15 de enero de 2019

15. La oquedad


En el entramado de la vida hay ciertos puntos en los que tenemos la sensación de cargar con demasiadas cosas, más de las que podemos sobrellevar, y con frecuencia nos es difícil explicar en palabras lo que ocurre dentro. Con el perdón de los literatos contemporáneos, pero al estar bajo esas circunstancias resulta complicado describir nuestro estado sin recurrir a la adjetivación. Uno puede preguntar “¿qué se siente?” y responder en su lugar a “¿cómo se siente?”.

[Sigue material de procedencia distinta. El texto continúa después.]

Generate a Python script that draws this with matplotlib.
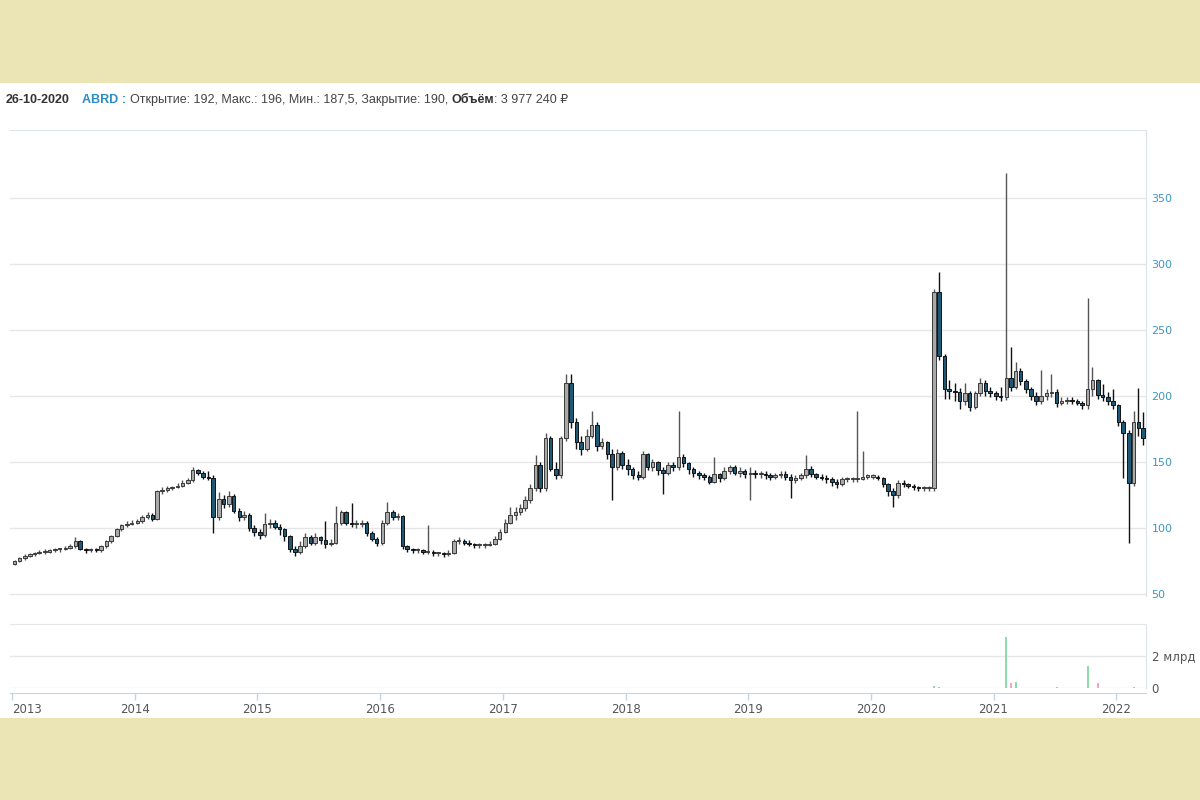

         Hace tiempo comencé a creer que la vida se manifiesta en ciclos de siete años y en cada ciclo uno se transforma al pasar por diferentes etapas, como las orugas que devienen mariposas, aunque en mi caso vine al mundo en las alas de la polilla. En estos ciclos siempre habrá ese punto al que me he referido y normalmente se presenta en un lapso muy cercano al clímax.
         Como en la narrativa, en un mismo ciclo puede haber varios clímax; por ende, también es posible experimentar en diversos momentos esa sensación de cargar con demasiadas cosas, como una especie de prueba que nos reta a continuar en el caos de la vida o tirar la toalla. Cada ciclo puede ser el mismo, nosotros somos quienes vivimos bajo diferentes circunstancias.
         Por eso tenemos la sensación de que las pruebas de la vida son cada vez más duras de afrontar y, sin embargo, son las mismas pruebas que se manifiestan desde el momento de venir al mundo y hasta la hora del ocaso. La cuestión es que en cada prueba nosotros nos encontramos en un estado diferente. De ahí la idea de que la vida se repite y camina sobre sus propios pasos una y otra vez.
         Pero volvamos al instante en que sentimos que cargamos demasiado. Con frecuencia arrastramos en el camino pequeñas cosas del día a día que vuelven más pesado el viaje. Y entre más elaborado el entramado de la vida, mayor es la carga que nos atormenta. El principal consejo de quienes cobran por mostrarte frente al espejo es aprender a soltar las cargas que no nos corresponden. Yo difiero.
         En mi locura, ando por la vida con las manos vacías, únicamente con la carga de mi pensamiento. Es una sensación de oquedad que me recorre y me permite escuchar qué ocurre dentro. Por eso muchos creen que estoy ausente, pero en el fondo escucho el entorno y la oquedad que me habita. Ambas realidades a menudo no se corresponden, se repelen mutuamente, con frecuencia entran en conflicto, pero el silencio es sabio y al final te permite el entendimiento.
         Sentada en la mesa de aquel bar donde conocí el amor, no me arrepiento de lo ocurrido (y lo no vivido). Cruzar la urdimbre con tejidos ajenos también implica asumir una carga que no nos pertenece. Hay quienes dicen tener la voluntad, la fuerza y las resistencia para hacerlo. En mi caso, depositar una carga en mis manos es correr el riesgo de aventarla en el camino.